- What this task involves
Copy out the data exactly, leaving the pictures behind.
----
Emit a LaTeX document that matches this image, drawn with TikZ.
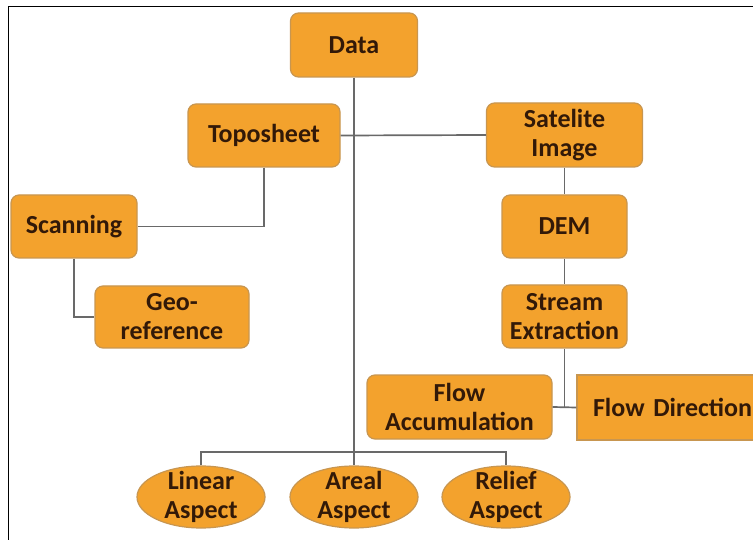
\documentclass[tikz,border=0pt]{standalone}
\usepackage{fontspec}
\setmainfont{Carlito}
\usetikzlibrary{shapes.geometric}
\definecolor{boxfill}{RGB}{243,162,45}
\definecolor{boxedge}{RGB}{200,150,80}
\definecolor{txt}{RGB}{50,25,8}
\definecolor{conn}{RGB}{105,105,105}
\begin{document}
\begin{tikzpicture}[x=1pt,y=-1pt,
  lbl/.style={font=\bfseries\fontsize{26}{29}\selectfont, text=txt, align=center, inner sep=1pt},
  box/.style={lbl, draw=boxedge, line width=1.2pt, fill=boxfill, rounded corners=8pt},
  oval/.style={ellipse, draw=boxedge, line width=1.2pt, fill=boxfill, minimum width=128pt, minimum height=62pt, inner sep=0pt},
  conn/.style={draw=conn, line width=1.7pt}]
\clip (0,0) rectangle (753,540);
\fill[white] (0,0) rectangle (753,540);
\draw[black, line width=1pt] (8,545) -- (8,7) -- (760,7);
% nodes
\node[box, minimum width=127pt, minimum height=64pt] (data) at (354,45) {Data};
\node[box, minimum width=152pt, minimum height=63pt] (topo) at (264,135.5) {Toposheet};
\node[box, minimum width=156pt, minimum height=64pt] (sat) at (564.5,135) {Satelite\\Image};
\node[box, minimum width=126pt, minimum height=63pt] (scan) at (74,226.5) {Scanning};
\node[box, minimum width=154pt, minimum height=62pt] (geo) at (172,317) {Geo-\\reference};
\node[box, minimum width=125pt, minimum height=63pt] (dem) at (564.5,226.5) {DEM};
\node[box, minimum width=125pt, minimum height=63pt] (stream) at (564.5,316.5) {Stream\\Extraction};
\node[box, minimum width=185pt, minimum height=64pt] (flowacc) at (459.5,407) {Flow\\Accumulation};
\node[box, sharp corners, align=left, text width=168pt, inner xsep=16pt, minimum width=200pt, minimum height=65pt] (flowdir) at (677,407.5) {Flow Direction};
\node[oval] (linear) at (201,497) {};
\node[oval] (areal) at (354,497) {};
\node[oval] (relief) at (506,497) {};
\node[lbl] (linearT) at (linear.center) {Linear\\Aspect};
\node[lbl] (arealT) at (areal.center) {Areal\\Aspect};
\node[lbl] (reliefT) at (relief.center) {Relief\\Aspect};
% connectors
\coordinate (bus) at (354,452);
\coordinate (fj) at (564.5,407);
\draw[conn] (data.south) -- (areal.north);
\draw[conn] (topo.east) -- (sat.west);
\draw[conn] (topo.south) |- (scan.east);
\draw[conn] (scan.south) |- (geo.west);
\draw[conn] (sat.south) -- (dem.north);
\draw[conn] (dem.south) -- (stream.north);
\draw[conn] (stream.south) -- (fj);
\draw[conn] (flowacc.east) -- (flowdir.west);
\draw[conn] (linear.north) |- (bus) -| (relief.north);
\end{tikzpicture}
\end{document}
----
- Correct result
Emit a LaTeX document that matches this image, drawn with TikZ.
\documentclass[tikz,border=0pt]{standalone}
\usepackage{fontspec}
\setmainfont{Carlito}
\usetikzlibrary{shapes.geometric}
\definecolor{boxfill}{RGB}{243,162,45}
\definecolor{boxedge}{RGB}{200,150,80}
\definecolor{txt}{RGB}{50,25,8}
\definecolor{conn}{RGB}{105,105,105}
\begin{document}
\begin{tikzpicture}[x=1pt,y=-1pt,
  lbl/.style={font=\bfseries\fontsize{26}{29}\selectfont, text=txt, align=center, inner sep=1pt},
  box/.style={lbl, draw=boxedge, line width=1.2pt, fill=boxfill, rounded corners=8pt},
  oval/.style={ellipse, draw=boxedge, line width=1.2pt, fill=boxfill, minimum width=128pt, minimum height=62pt, inner sep=0pt},
  conn/.style={draw=conn, line width=1.7pt}]
\clip (0,0) rectangle (753,540);
\fill[white] (0,0) rectangle (753,540);
\draw[black, line width=1pt] (8,545) -- (8,7) -- (760,7);
% nodes
\node[box, minimum width=127pt, minimum height=64pt] (data) at (354,45) {Data};
\node[box, minimum width=152pt, minimum height=63pt] (topo) at (264,135.5) {Toposheet};
\node[box, minimum width=156pt, minimum height=64pt] (sat) at (564.5,135) {Satelite\\Image};
\node[box, minimum width=126pt, minimum height=63pt] (scan) at (74,226.5) {Scanning};
\node[box, minimum width=154pt, minimum height=62pt] (geo) at (172,317) {Geo-\\reference};
\node[box, minimum width=125pt, minimum height=63pt] (dem) at (564.5,226.5) {DEM};
\node[box, minimum width=125pt, minimum height=63pt] (stream) at (564.5,316.5) {Stream\\Extraction};
\node[box, minimum width=185pt, minimum height=64pt] (flowacc) at (459.5,407) {Flow\\Accumulation};
\node[box, sharp corners, align=left, text width=168pt, inner xsep=16pt, minimum width=200pt, minimum height=65pt] (flowdir) at (677,407.5) {Flow Direction};
\node[oval] (linear) at (201,497) {};
\node[oval] (areal) at (354,497) {};
\node[oval] (relief) at (506,497) {};
\node[lbl] (linearT) at (linear.center) {Linear\\Aspect};
\node[lbl] (arealT) at (areal.center) {Areal\\Aspect};
\node[lbl] (reliefT) at (relief.center) {Relief\\Aspect};
% connectors
\coordinate (bus) at (354,452);
\coordinate (fj) at (564.5,407);
\draw[conn] (data.south) -- (areal.north);
\draw[conn] (topo.east) -- (sat.west);
\draw[conn] (topo.south) |- (scan.east);
\draw[conn] (scan.south) |- (geo.west);
\draw[conn] (sat.south) -- (dem.north);
\draw[conn] (dem.south) -- (stream.north);
\draw[conn] (stream.south) -- (fj);
\draw[conn] (flowacc.east) -- (flowdir.west);
\draw[conn] (linear.north) |- (bus) -| (relief.north);
\end{tikzpicture}
\end{document}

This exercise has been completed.